The news will only add to the gloom that has pervaded the German financial sector.
The country's economy is already experiencing a downturn as are the economies of its European counterparts.
The job cuts are part of a larger reorganisation and repositioning of the bank which will see the bank focus on Munich, Germany and certain parts of Europe and withdraw from operations which are not profitable in the long term.
It is also seeking to save 670 million euros across the group in the period to 2013.
"We will secure the bank's continued existence, make it fit to meet the challenges ahead and, after an extensive programme of restructuring has been completed, it will be an even stronger partner, particularly for the Bavarian economy," said Dr Michael Kemmer, chairman of the BayernLB board of management.
Turmoil
The news comes shortly after the Bavarian state - the bank's largest shareholder - said it would boost Bayern LB's capital with a 7bn euro ($8.8bn, £5.9bn) cash injection in two stages - 3bn euros this year and 4bn euros in the first quarter of 2009.
Last week Bayern said last week it would reduce the amount it had asked from the federal government's bailout programme to 3bn euros from an earlier request for 5.4bn euros.
It will get an additional 20bn euros of state guarantees enabling it to borrow money more easily.
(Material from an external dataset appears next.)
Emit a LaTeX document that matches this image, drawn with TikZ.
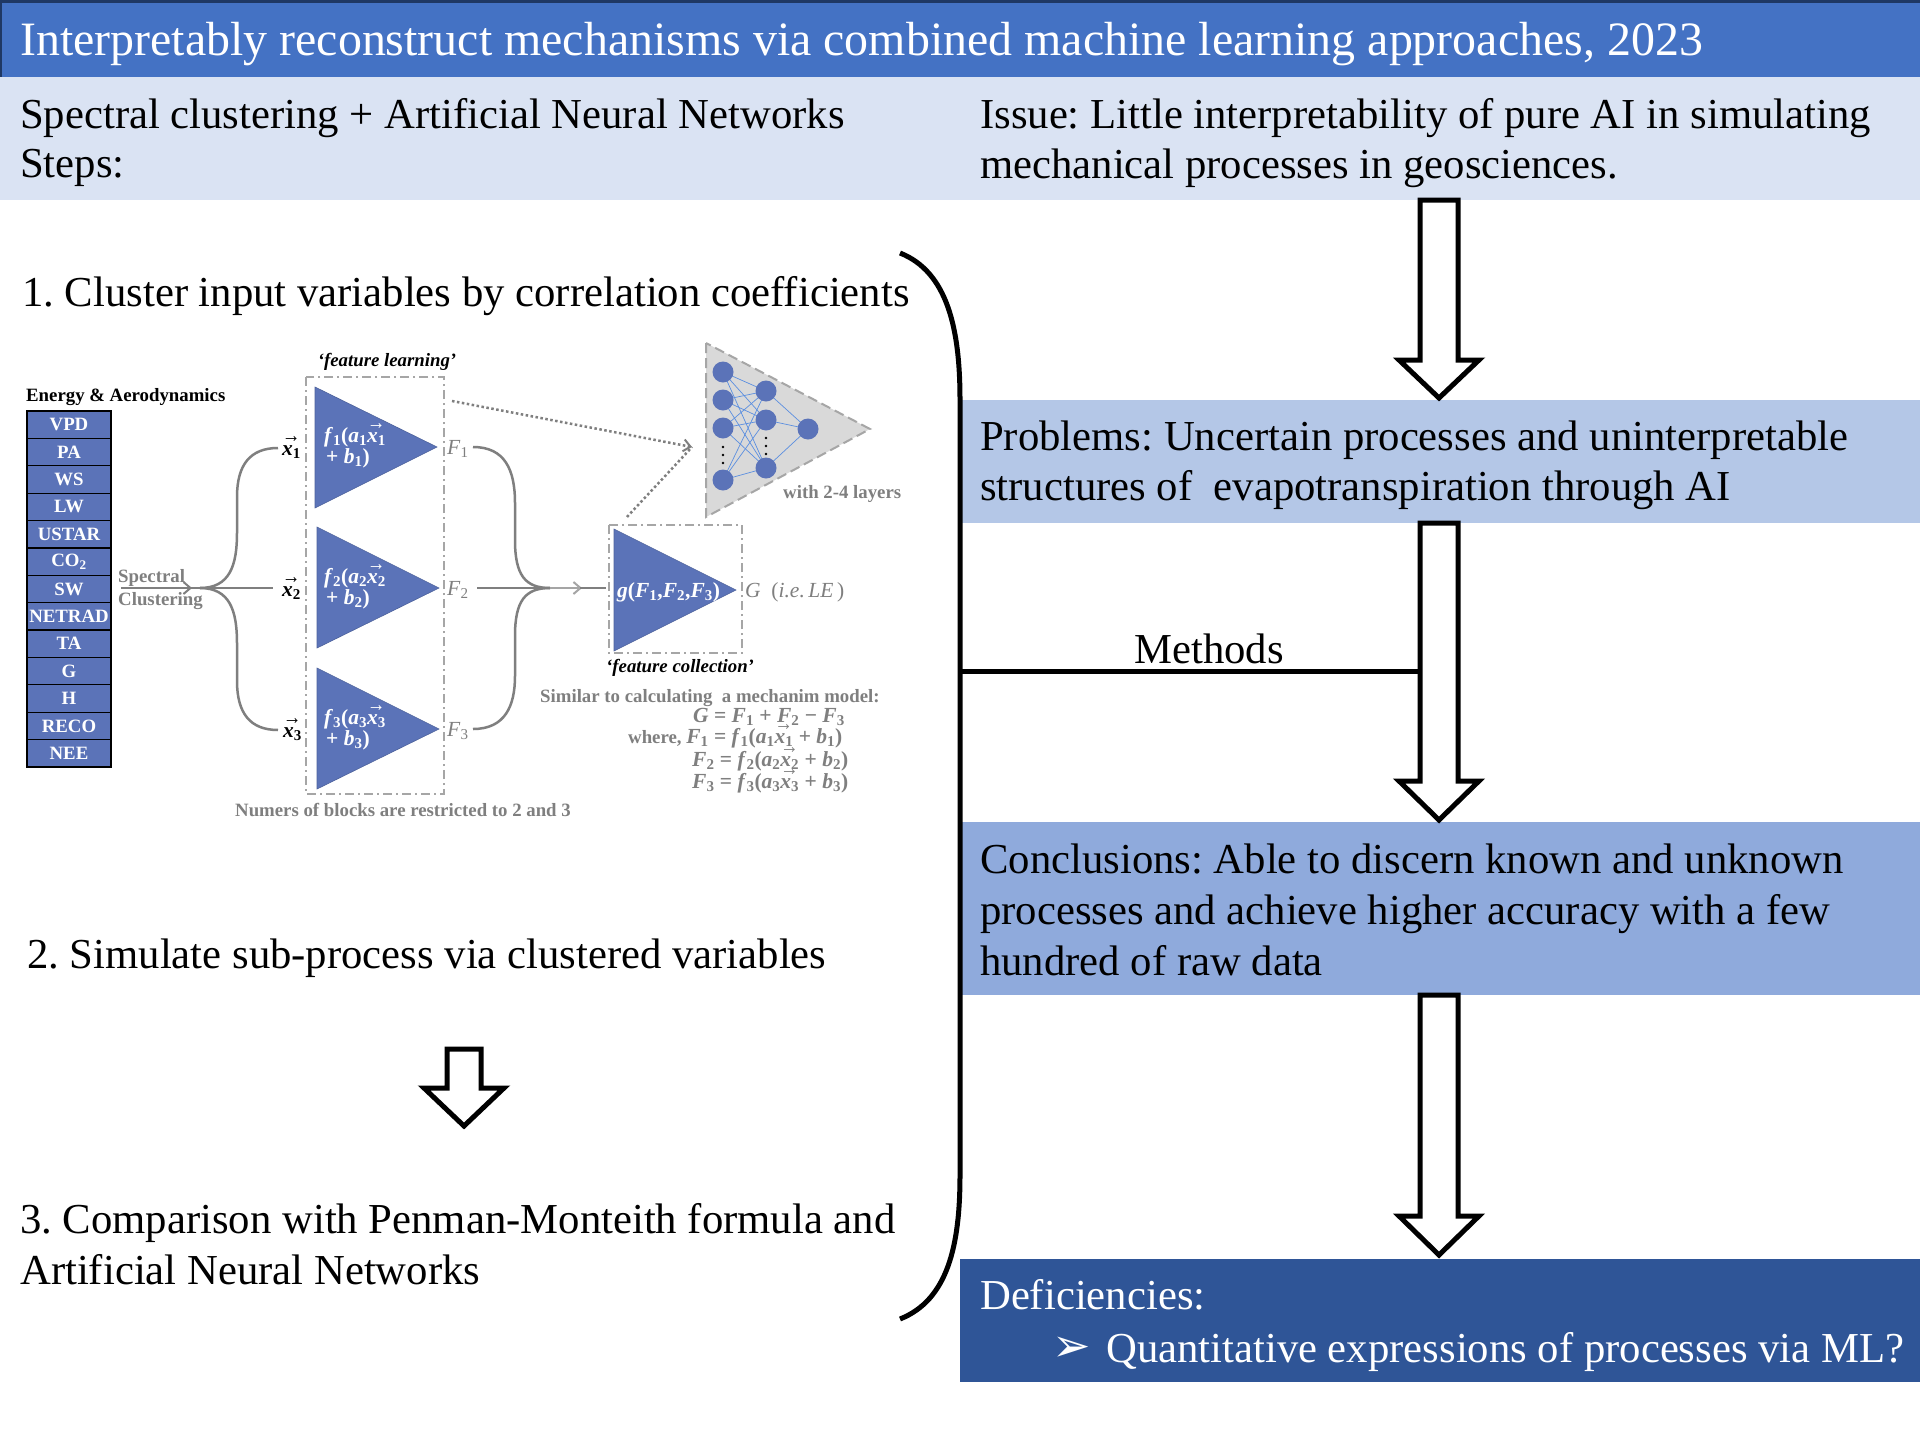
\documentclass[tikz,border=0pt]{standalone}
\usepackage{fontspec}
\setmainfont{Liberation Serif}
\newfontfamily\dejavu{DejaVu Sans}
\usepackage{graphicx}
\usetikzlibrary{arrows.meta}
\frenchspacing
\definecolor{titleblue}{HTML}{4472C4}
\definecolor{titleedge}{HTML}{1F3864}
\definecolor{bandblue}{HTML}{DAE3F3}
\definecolor{probblue}{HTML}{B4C7E7}
\definecolor{concblue}{HTML}{8FAADC}
\definecolor{defblue}{HTML}{2F5597}
\definecolor{figblue}{HTML}{5B73B8}
\definecolor{figgray}{HTML}{7F7F7F}
\definecolor{boxgray}{HTML}{A6A6A6}
\definecolor{nngray}{HTML}{D9D9D9}
\definecolor{linkblue}{HTML}{5B8FE0}
\newcommand{\bodyfont}{\fontsize{42.7}{51}\selectfont}
\newcommand{\titlefont}{\fontsize{47.9}{56}\selectfont}
\newcommand{\figfont}{\fontsize{18.8}{22}\selectfont}
\newcommand{\figmath}{\fontsize{21.5}{24}\selectfont}
\newcommand{\mysb}[1]{\textsubscript{#1}}
\newcommand{\ovx}[1]{\leavevmode\rlap{\smash{\raisebox{0.58em}{\resizebox{0.85em}{0.28em}{→}}}}\textit{x}\mysb{#1}}
\newcommand{\myharrow}[6]{\draw[hollow] ({#1-#5},#2) -- ({#1+#5},#2) -- ({#1+#5},#3) -- ({#1+#6},#3) -- (#1,#4) -- ({#1-#6},#3) -- ({#1-#5},#3) -- cycle;}
\begin{document}
\begin{tikzpicture}[x=1pt,y=-1pt,
  body/.style={inner sep=0pt, anchor=base west, font=\bodyfont},
  fig/.style={inner sep=0pt, font=\figfont\bfseries, text=figgray},
  tight/.style={text height=13pt, text depth=3pt},
  cell/.style={draw=black, line width=1.2pt, fill=figblue, text=white, font=\figfont\bfseries, minimum width=84pt, minimum height=27.38pt, inner sep=0pt},
  hollow/.style={draw=black, line width=5pt, fill=white, miter limit=10},
  grayline/.style={draw=figgray, line width=2.5pt},
  dashdotbox/.style={draw=boxgray, line width=2pt, dash pattern=on 9pt off 4pt on 2pt off 4pt},
  nn/.style={circle, fill=figblue, minimum size=21pt, inner sep=0pt},
  link/.style={draw=linkblue, line width=0.7pt},
  tri/.style={fill=figblue, draw=figblue!85!black, line width=0.6pt},
  barb/.style={-{Straight Barb[length=7pt,width=12pt,line width=2pt]}}
]
\useasboundingbox (0,0) rectangle (1920,1440);
\fill[white] (0,0) rectangle (1920,1440);
% ---------- header ----------
\fill[titleblue] (0,0) rectangle (1920,77);
\draw[titleedge, line width=3pt] (0,1.5) -- (1920,1.5);
\draw[titleedge, line width=2pt] (1,0) -- (1,77);
\fill[bandblue] (0,77) rectangle (1920,200);
\node[body, font=\titlefont, text=white] (title) at (20,55) {Interpretably reconstruct mechanisms via combined machine learning approaches, 2023};
\node[body] (sc1) at (20,128) {Spectral clustering + Artificial Neural Networks};
\node[body] (sc2) at (20,177) {Steps:};
\node[body] (is1) at (980,128) {Issue: Little interpretability of pure AI in simulating};
\node[body] (is2) at (980,178) {mechanical processes in geosciences.};
% ---------- right boxes ----------
\fill[probblue] (962,400) rectangle (1920,523);
\fill[concblue] (962,822) rectangle (1920,995);
\fill[defblue] (960,1259) rectangle (1920,1382);
\node[body] (pr1) at (980,450) {Problems: Uncertain processes and uninterpretable};
\node[body] (pr2) at (980,500) {structures of~ evapotranspiration through AI};
\node[body] (co1) at (980,873) {Conclusions: Able to discern known and unknown};
\node[body] (co2) at (980,924) {processes and achieve higher accuracy with a few};
\node[body] (co3) at (980,975) {hundred of raw data};
\node[body, text=white] (de1) at (980,1309) {Deficiencies:};
\node[inner sep=0pt, anchor=base west, text=white, font=\dejavu\fontsize{46}{50}\selectfont] (bul) at (1052,1361) {➢};
\node[body, text=white] (de2) at (1106,1362) {Quantitative expressions of processes via ML?};
% ---------- bracket and methods ----------
\draw[line width=5pt] (900,253) .. controls (948,272) and (960,330) .. (960,400) -- (960,1175) .. controls (960,1245) and (948,1300) .. (900,1319);
\draw[line width=5pt] (960,671) -- (1420,671);
\node[inner sep=0pt, anchor=base, font=\bodyfont] (meth) at (1209,663) {Methods};
% ---------- hollow arrows ----------
\myharrow{1439}{200}{360}{398}{19}{40}
\myharrow{1439}{523}{781}{820}{19}{40}
\myharrow{1439}{995}{1216}{1255}{19}{40}
\myharrow{464}{1049}{1088}{1126}{17}{40}
% ---------- left steps ----------
\node[body] (st1) at (22,306) {1. Cluster input variables by correlation coefficients};
\node[body] (st2) at (27,968) {2. Simulate sub-process via clustered variables};
\node[body] (st3a) at (20,1233) {3. Comparison with Penman-Monteith formula and};
\node[body] (st3b) at (20,1284) {Artificial Neural Networks};
% ---------- embedded figure ----------
\node[inner sep=0pt, anchor=west, font=\figfont\bfseries] (ea) at (26,397) {Energy \& Aerodynamics};
\foreach \lab [count=\i] in {VPD,PA,WS,LW,USTAR,{CO\textsubscript{2}},SW,NETRAD,TA,G,H,RECO,NEE}{
  \node[cell] (v\i) at (69,{411+(\i-0.5)*27.38}) {\lab};
}
\node[fig, tight, anchor=base west] (spec) at (118,582) {Spectral};
\node[fig, tight, anchor=base west] (clus) at (118,605) {Clustering};
\coordinate (j1) at (200,588);
\coordinate (x1in) at (278,448);
\coordinate (x2in) at (273,588);
\coordinate (x3in) at (278,730);
\draw[grayline, barb] (121,588) -- (192,588);
\draw[grayline] (190,588) -- (j1);
\draw[grayline] (j1) .. controls (230,588) and (237,565) .. (237,533) -- (237,497) .. controls (237,465) and (250,448) .. (x1in);
\draw[grayline] (j1) -- (x2in);
\draw[grayline] (j1) .. controls (230,588) and (237,611) .. (237,643) -- (237,681) .. controls (237,713) and (250,730) .. (x3in);
\node[inner sep=0pt, tight, anchor=base west, font=\figmath\bfseries] (x1) at (282,455) {\ovx{1}};
\node[inner sep=0pt, tight, anchor=base west, font=\figmath\bfseries] (x2) at (282,596) {\ovx{2}};
\node[inner sep=0pt, tight, anchor=base west, font=\figmath\bfseries] (x3) at (283,737) {\ovx{3}};
% feature learning
\draw[dashdotbox] (306,377) rectangle (444,794);
\node[inner sep=0pt, font=\figfont\bfseries\itshape] (fl) at (387,362) {‘feature learning’};
\fill[tri] (315,387) -- (315,508) -- (437,447) -- cycle;
\fill[tri] (317,527) -- (317,648) -- (439,588) -- cycle;
\fill[tri] (317,668) -- (317,789) -- (439,729) -- cycle;
\foreach \k/\y in {1/442,2/583,3/724}{
  \node[inner sep=0pt, tight, anchor=base west, text=white, font=\figmath\bfseries] (fa\k) at (324,\y) {\textit{f}\mysb{\k}(\textit{a}\mysb{\k}\ovx{\k}};
  \node[inner sep=0pt, tight, anchor=base west, text=white, font=\figmath\bfseries] (fb\k) at (326,\y+21) {+ \textit{b}\mysb{\k})};
}
\node[inner sep=0pt, tight, anchor=base west, text=figgray, font=\figmath] (F1) at (447,454) {\textit{F}\mysb{1}};
\node[inner sep=0pt, tight, anchor=base west, text=figgray, font=\figmath] (F2) at (447,595) {\textit{F}\mysb{2}};
\node[inner sep=0pt, tight, anchor=base west, text=figgray, font=\figmath] (F3) at (447,736) {\textit{F}\mysb{3}};
\coordinate (j2) at (550,588);
\draw[grayline] (473,447) .. controls (505,447) and (515,470) .. (515,503) -- (515,540) .. controls (515,575) and (525,588) .. (j2);
\draw[grayline] (473,729) .. controls (505,729) and (515,706) .. (515,676) -- (515,636) .. controls (515,601) and (525,588) .. (j2);
\draw[grayline] (477,588) -- (j2);
\draw[draw=figgray!70, line width=2.5pt, barb] (j2) -- (582,588);
\draw[grayline] (580,588) -- (606,588);
% neural net
\fill[nngray] (706,343) -- (706,517) -- (870,429) -- cycle;
\draw[boxgray, line width=2pt, dash pattern=on 10pt off 5pt] (706,343) -- (706,517) -- (870,429) -- cycle;
\foreach \i/\y in {1/372,2/400,3/428,4/480}{ \coordinate (in\i) at (723,\y); }
\foreach \i/\y in {1/391,2/420,3/468}{ \coordinate (hd\i) at (766,\y); }
\coordinate (out) at (808,429);
\foreach \i in {1,...,4}{ \foreach \j in {1,2,3}{ \draw[link] (in\i) -- (hd\j); } }
\foreach \j in {1,2,3}{ \draw[link] (hd\j) -- (out); }
\foreach \i in {1,...,4}{ \node[nn] (nin\i) at (in\i) {}; }
\foreach \j in {1,2,3}{ \node[nn] (nhd\j) at (hd\j) {}; }
\node[nn] (nout) at (out) {};
\foreach \y in {447,455,463}{ \fill[black] (723,\y) circle (1.3pt); }
\foreach \y in {438,446,454}{ \fill[black] (766,\y) circle (1.3pt); }
\node[fig, anchor=west] (layers) at (783,494) {with 2-4 layers};
% dotted arrows
\coordinate (nnin) at (692,447);
\draw[figgray, line width=2.5pt, dash pattern=on 2.5pt off 2.5pt, barb] (452,401) -- (nnin);
\draw[figgray, line width=2.5pt, dash pattern=on 2.5pt off 2.5pt] (627,517) -- (nnin);
% feature collection
\draw[dashdotbox] (609,525) rectangle (742,653);
\fill[tri] (614,529) -- (614,651) -- (736,590) -- cycle;
\node[inner sep=0pt, tight, anchor=base west, text=white, font=\figmath\bfseries] (gfun) at (617,597) {\textit{g}(\textit{F}\mysb{1},\textit{F}\mysb{2},\textit{F}\mysb{3})};
\node[inner sep=0pt, tight, anchor=base west, text=figgray, font=\figmath] (Glab) at (745,597) {\textit{G}\enspace(\textit{i.e.\,LE}\,)};
\node[inner sep=0pt, anchor=west, font=\figfont\bfseries\itshape] (fc) at (606,668) {‘feature collection’};
\node[fig, tight, anchor=base west] (sim) at (540,702) {Similar to calculating~ a mechanim model:};
\node[fig, tight, anchor=base west, font=\figmath\bfseries] (eq0) at (693,722) {\textit{G} = \textit{F}\mysb{1} + \textit{F}\mysb{2} − \textit{F}\mysb{3}};
\node[fig, tight, anchor=base west] (eq1) at (628,743) {where, {\figmath\textit{F}\mysb{1} = \textit{f}\mysb{1}(\textit{a}\mysb{1}\ovx{1} + \textit{b}\mysb{1})}};
\node[fig, tight, anchor=base west, font=\figmath\bfseries] (eq2) at (692,766) {\textit{F}\mysb{2} = \textit{f}\mysb{2}(\textit{a}\mysb{2}\ovx{2} + \textit{b}\mysb{2})};
\node[fig, tight, anchor=base west, font=\figmath\bfseries] (eq3) at (692,788) {\textit{F}\mysb{3} = \textit{f}\mysb{3}(\textit{a}\mysb{3}\ovx{3} + \textit{b}\mysb{3})};
\node[fig, anchor=base west] (numb) at (235,816) {Numers of blocks are restricted to 2 and 3};
\end{tikzpicture}
\end{document}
BayernLB will receive one of the most substantial European rescue deals since the start of the global economic crisis.
Several German banks have been shaken by the sub-prime mortgage and have incurred losses.
Investment bank Hypo Real Estate, Commerzbank and small-business lender IKB have already suffered the fallout from the contraction of the financial sector.
Like other state-owned regional lenders, BayernLB had been resisting pressure from Berlin to merge with other Landesbanks to form a more consolidated sector.
Landesbanks are often a source of strong regional pride and local politicians had been loath to give them up.